Cuerpos intencionalmente asexuados, formas bailando para cautivar al espectador, música enajenante y juegos de luces que amplificaban los cuerpos. La puesta en escena HOUSE de la compañía de danza israelí L-E-V, se presentó en el Teatro del Bicentenario la noche del 16 de octubre, dentro del 42 Festival Internacional Cervantino.
L-E-V puede interpretarse desde su origen eslavo como león y desde su origen hebreo como corazón. Esta compañía multimedia fundada en 2013, experimenta la fusión de la música, la danza, el videoarte, iluminación, moda, arte y tecnología. Desde el 2006, Sharon Eyal (bailarina, coreógrafa) y Gai Behar (artista plástico, creador de discursos escénicos y musicales) han colaborado con proyectos para la compañía de danza Batsheva y algunas más alrededor del mundo. Es en 2013 cuando unen su talento con Ori Lichtik y su composición musical para crear HOUSE.
Los bailarines que sobre puntas, tacones, suspensión o descalzos dan vida a figuras casi metacorporales, porque parece difícil creer que un cuerpo pueda moverse así, nos transportan a imaginarnos como “ciborgs”, como cuerpos decadentes que buscan salir de sí para seguir siendo. Extender fronteras para ser algo más. Cierto que cada espectador puede llevarse una historia, una imagen fotográfica, pictórica o de recuerdo, una secuencia como si de cine se tratara o un fragmento de sonido que resuena en su cerebro distinto. Cierto que puede encontrarle o no, sentido a la representación multimedia a que estuvo expuesto, pero encerrados en un teatro oscuro, donde sólo se ilumina para separar la luz de las tinieblas y el ojo percibe formas, movimientos, sombras más que cuerpos, es muy probable que algunos hayan sido transportados a las cuevas de Altamira, Lascaux y esos primeros relatos humanos o al apocalipsis cuando otra vez sea necesario separar la luz de las tinieblas, iluminando poco a poco.

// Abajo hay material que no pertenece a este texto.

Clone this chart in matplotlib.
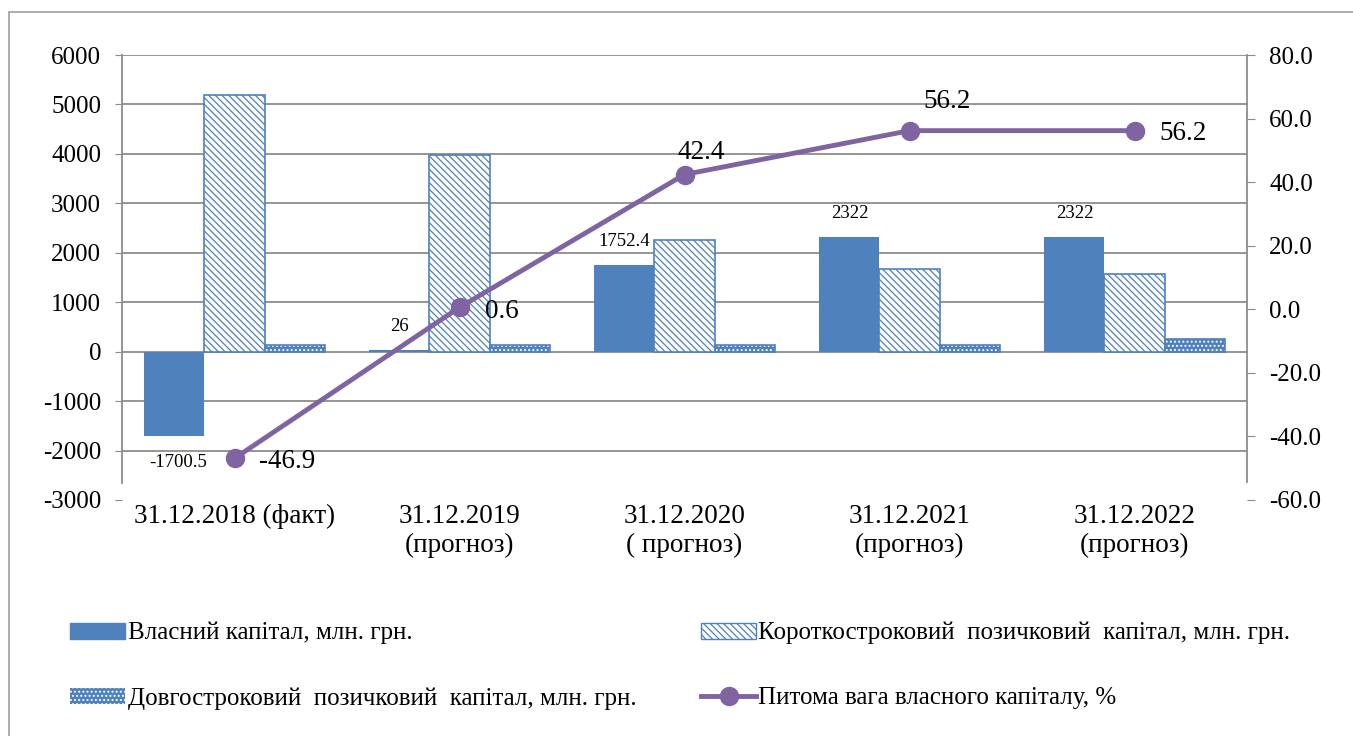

Quienes cedieron su cuerpo para que esa noche los espectadores imagináramos, viviéramos historias fueron Sharon Eyal, Leo Lerus, Gon Biran, Karen Lurie Pardes, Douglas Letheren, Rebecca Hytting y Dominic Santia.

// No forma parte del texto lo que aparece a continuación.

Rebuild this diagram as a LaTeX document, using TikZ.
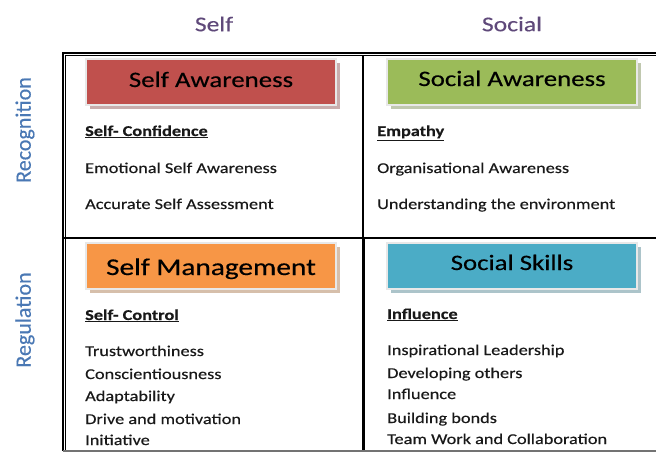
\documentclass[tikz,border=0pt]{standalone}
\usepackage{fontspec}
\setmainfont{Carlito}[FakeStretch=1.22, FakeBold=0.35]
\newfontfamily\sidefont{Carlito}[FakeBold=0.35]
\usetikzlibrary{shadows}

\definecolor{awarered}{HTML}{C0504D}
\definecolor{awaregreen}{HTML}{9BBB59}
\definecolor{manageorange}{HTML}{F79646}
\definecolor{skillblue}{HTML}{4BACC6}
\definecolor{colpurple}{HTML}{5F497A}
\definecolor{rowblue}{HTML}{4A78B4}

\begin{document}
\begin{tikzpicture}[x=1pt, y=-1pt,
  box/.style={rectangle, minimum width=250pt, minimum height=46pt, inner sep=0pt,
    draw=black!9, line width=2.5pt,
    drop shadow={shadow xshift=4pt, shadow yshift=-4pt, fill=#1!45!gray, opacity=0.55},
    fill=#1},
  title/.style={anchor=base, inner sep=0pt, text=black, font=\fontsize{22}{24}\selectfont},
  item/.style={anchor=base west, inner sep=0pt, text=black!90, font=\fontsize{15}{17}\selectfont},
  head/.style={item, font=\fontsize{15}{17}\selectfont\bfseries},
  colhead/.style={text=colpurple, font=\fontsize{21}{24}\selectfont},
  rowhead/.style={text=rowblue, rotate=90, font=\sidefont\fontsize{22}{24}\selectfont}]
  \useasboundingbox (0, 0) rectangle (656, 452);

  % headings
  \node (self) at (214, 24) [colhead] {Self};
  \node (social) at (512, 24) [colhead] {Social};
  \node (recog) at (25, 130) [rowhead] {Recognition};
  \node (regul) at (25, 320) [rowhead] {Regulation};

  % grid
  \draw [line width=2pt] (63, 451) -- (63, 53) -- (656, 53);
  \draw [line width=0.7pt] (65.6, 451) -- (65.6, 55.6) -- (656, 55.6);
  \draw [line width=1.5pt] (63, 238) -- (656, 238);
  \draw [line width=1.2pt] (363, 55.6) -- (363, 238);
  \draw [line width=2.2pt] (363.5, 238) -- (363.5, 452);
  \draw [line width=1.2pt, color=black!55] (63, 451) -- (656, 451);

  % coloured title boxes
  \node (selfaware) at (211, 82) [box=awarered] {};
  \node (selfawaretext) at (211, 87) [title] {Self Awareness};
  \node (socialaware) at (512, 82) [box=awaregreen] {};
  \node (socialawaretext) at (512, 86) [title] {Social Awareness};
  \node (selfmanage) at (211, 266) [box=manageorange] {};
  \node (selfmanagetext) at (211, 275) [title, font=\fontsize{24}{26}\selectfont] {Self Management};
  \node (socialskill) at (512, 266) [box=skillblue] {};
  \node (socialskilltext) at (512, 270) [title] {Social Skills};

  % self awareness
  \node (confid) at (85, 136) [head] {\underline{Self- Confidence}};
  \node (emoself) at (85, 173) [item] {Emotional Self Awareness};
  \node (accself) at (85, 209) [item] {Accurate Self Assessment};

  % social awareness
  \node (empathy) at (377, 136) [head] {\underline{Empathy}};
  \node (orgaware) at (377, 173) [item] {Organisational Awareness};
  \node (underenv) at (377, 209) [item] {Understanding the environment};

  % self management
  \node (control) at (85, 320) [head] {\underline{Self- Control}};
  \node (trust) at (85, 356) [item] {Trustworthiness};
  \node (consc) at (85, 379) [item] {Conscientiousness};
  \node (adapt) at (85, 401) [item] {Adaptability};
  \node (drive) at (85, 424) [item] {Drive and motivation};
  \node (init) at (85, 445) [item] {Initiative};

  % social skills
  \node (influhead) at (387, 319) [head] {\underline{Influence}};
  \node (inspire) at (387, 355) [item] {Inspirational Leadership};
  \node (develop) at (387, 378) [item] {Developing others};
  \node (influ) at (387, 399) [item] {Influence};
  \node (bonds) at (387, 423) [item] {Building bonds};
  \node (teamwork) at (387, 444) [item] {Team Work and Collaboration};
\end{tikzpicture}
\end{document}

Hubo momentos en que el contraluz desplegaba sombras gigantes de una bailarina que abarcaba las tres secciones del teatro. Otros en que la sombra de su cabeza, sus piernas y su pecho se proyectaban escindidos en distintas partes del teatro, siendo un espejo en tres tiempos de lo que sucedía en escenario, envolviendo a la audiencia en un espectáculo futurista: el mismo cuerpo fragmentado y aún con vida; un solo cuerpo, que es tres a la vez; el cuerpo y su sombra; las cavernas y el mundo ideal; la materia y el alma, la mente, la búsqueda de lo que pueda sobrevivir al cuerpo y dar cuenta de él, seguir siendo él, sin envejecer, la gran fantasía del ciborg, del humano que se desprende y la bailarina que se contonea hasta el límite de su corporeidad, exigiendo en sus movimientos lo que el cuerpo ya no puede dar, pero sí la música, la iluminación, la coreografía con otros para simular ser más, para continuar.
En ocasiones se podía recrear la pintura La Danza (1910) de Matisse, o La danza (1925) de Picasso, o La clase de danza (1871-1879) de Edgar Degas, incluso el Vogue de Madonna. Durante cuarenta minutos no se escuchó la voz humana, en la última pieza la fusión de música, danza e iluminación incluía voz, se podían escuchar frases en inglés como: “Termina lo que empezaste”, “Cuando se trata del amor”, “No tengo paciencia”.
Noche de espectros y luz, viajes al futuro o al imaginario colectivo o solitario, ciborgs o sensualidad evocada, tecnología desbordada en sonidos y luces de otro espacio-tiempo, el escenario como ventana: hacia dentro, hacia el horizonte, hacia el otro o la nada.